What?  Who told you that?

I learned it in Sunday School.

Listen, that makes no sense.  Look, I was a good guy from the beginning--one of God's favorites.  My whole thing was the Everybody Wins Plan.  Sure, I'm a victim of God's Plan of Improbable Happiness, but I'm still running an underground resistance.  You think I'm really shallow enough to abandon the cause I supported from the beginning just because I've had to make some personal sacrifices?  God is a tyrant.  I still want as many people reaching exaltation as possible.  I'm working behind the scenes constantly to try and circumvent God's train wreck of a plan.  One of these days, I'm going to figure out how to save everybody.
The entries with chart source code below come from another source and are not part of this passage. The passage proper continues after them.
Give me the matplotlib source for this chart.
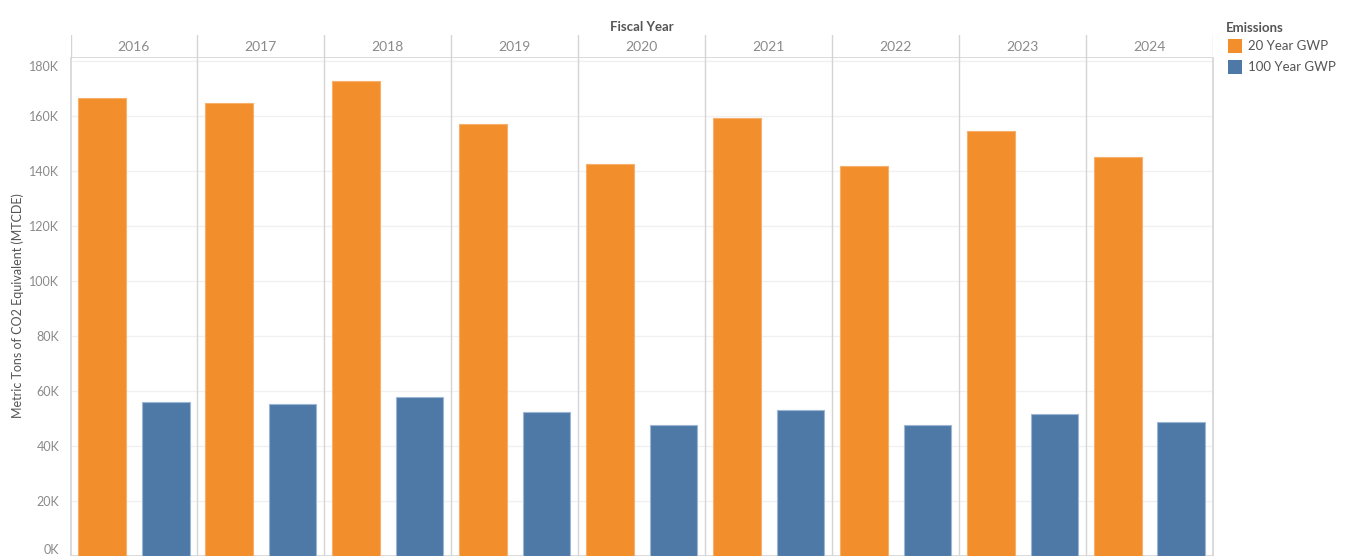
import matplotlib
matplotlib.use("Agg")
import matplotlib.pyplot as plt
from matplotlib.patches import Rectangle

plt.rcParams['font.family'] = ['Lato', 'DejaVu Sans']

years = ['2016', '2017', '2018', '2019', '2020', '2021', '2022', '2023', '2024']
series_names = ['20 Year GWP', '100 Year GWP']
gwp20 = [166700, 164800, 172800, 157200, 142400, 159300, 142000, 154600, 145200]
gwp100 = [55900, 55100, 57700, 52500, 47700, 53200, 47700, 51800, 48700]
ytick_vals = [0, 20000, 40000, 60000, 80000, 100000, 120000, 140000, 160000, 180000]
ytick_labels = ['0K', '20K', '40K', '60K', '80K', '100K', '120K', '140K', '160K', '180K']

colors = ['#F28E2B', '#4E79A7']
edge_colors = ['#F6B06C', '#9DB6D2']
grid_c = '#F0F0F0'
sep_c = '#D4D4D4'
tick_c = '#8A8A8A'
title_c = '#555555'

W, H = 1370, 556
fig = plt.figure(figsize=(W / 100, H / 100), dpi=100)

left, right = 70.5 / W, 1213 / W
top_px, bot_px = 57.5, 556
ax = fig.add_axes([left, 1 - bot_px / H, right - left, (bot_px - top_px) / H])
n = len(years)
ax.set_xlim(-0.5, 2 * n - 0.5)
ax.set_ylim(0, 181300)

for i in range(n):
    for j, vals in enumerate([gwp20, gwp100]):
        ax.bar(2 * i + j, vals[i], width=0.75, color=colors[j],
               edgecolor=edge_colors[j], linewidth=0.8, zorder=3)

ax.set_yticks(ytick_vals)
ax.set_yticklabels(ytick_labels)
ax.tick_params(axis='y', length=0, colors=tick_c, labelsize=9, pad=8)
ax.tick_params(axis='x', length=0, labelbottom=False)
labs = ax.get_yticklabels()
labs[0].set_va('bottom')
labs[-1].set_va('top')
for v in ytick_vals:
    ax.axhline(v, color=grid_c, lw=1, zorder=1)
for i in range(1, n):
    ax.axvline(2 * i - 0.5, color=sep_c, lw=1, zorder=2)
ax.spines['top'].set_visible(False)
for s in ['left', 'right', 'bottom']:
    ax.spines[s].set_color(sep_c)
    ax.spines[s].set_linewidth(1.2)

fig.text(18 / W, 1 - 306 / H, 'Metric Tons of CO2 Equivalent (MTCDE)', rotation=90,
         ha='center', va='center', color=title_c, fontsize=9)

# header
hax = fig.add_axes([left, 1 - top_px / H, right - left, (top_px - 35) / H])
hax.set_xlim(-0.5, 2 * n - 0.5)
hax.set_ylim(0, 1)
hax.axis('off')
hax.axhline(0, color=sep_c, lw=1.2)
for i in range(0, n + 1):
    hax.axvline(2 * i - 0.5, color=sep_c, lw=1)
for i, y in enumerate(years):
    hax.text(2 * i + 0.5, 0.45, y, ha='center', va='center', color=tick_c, fontsize=10)
fig.text((70.5 + 1213) / 2 / W, 1 - 27 / H, 'Fiscal Year', ha='center', va='center',
         color=title_c, fontsize=9.5, fontweight='bold')

# legend
fig.text(1226 / W, 1 - 28 / H, 'Emissions', ha='left', va='center', color=title_c,
         fontsize=9.5, fontweight='bold')
for j, name in enumerate(series_names):
    yc = 46 + j * 21
    fig.patches.append(Rectangle((1228 / W, 1 - (yc + 7) / H), 14 / W, 14 / H,
                                 transform=fig.transFigure, facecolor=colors[j],
                                 edgecolor='none'))
    fig.text(1248 / W, 1 - yc / H, name, ha='left', va='center', color=title_c, fontsize=9.5)

fig.savefig('out.png', dpi=100)
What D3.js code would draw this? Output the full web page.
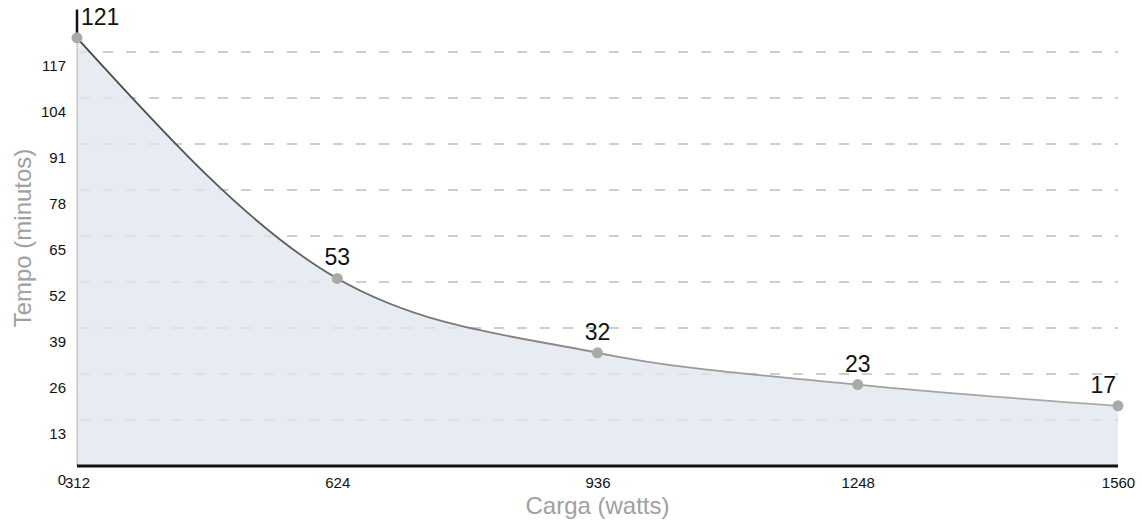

So you don't tempt people?

No.  God gave you guys agency so you often choose a selfish or immoral course of action.  It has nothing to do with a knowledge of good an evil--it's the availability of limitless options.  You don't need anyone to tempt you to do wrong, because that implies that you wouldn't otherwise.  That's not how free agency works.  Free agency means that many choices are laid before you and you pick any of them for your own reasons.  

So you're saying that all the evil crap in the world is just human nature?  That we're naturally this horrible to each other?

Not really.  Come on--cut off from your spirit parents and with no knowledge of your role or purpose or value?  No offense, but you guys are kind of like wounded animals in a cage.  You're scared and you don't understand what's happening so a lot of you lash out at those around you.  I don't blame you for that.  But it's not exactly an ideal environment for proving your goodness and loyalty to God, which is yet another reason why God's plan is so idiotic.  

Is it weird that you make more sense than God did when I talked to him?

Nah.  He's an out-of-touch, sadistic egomaniac.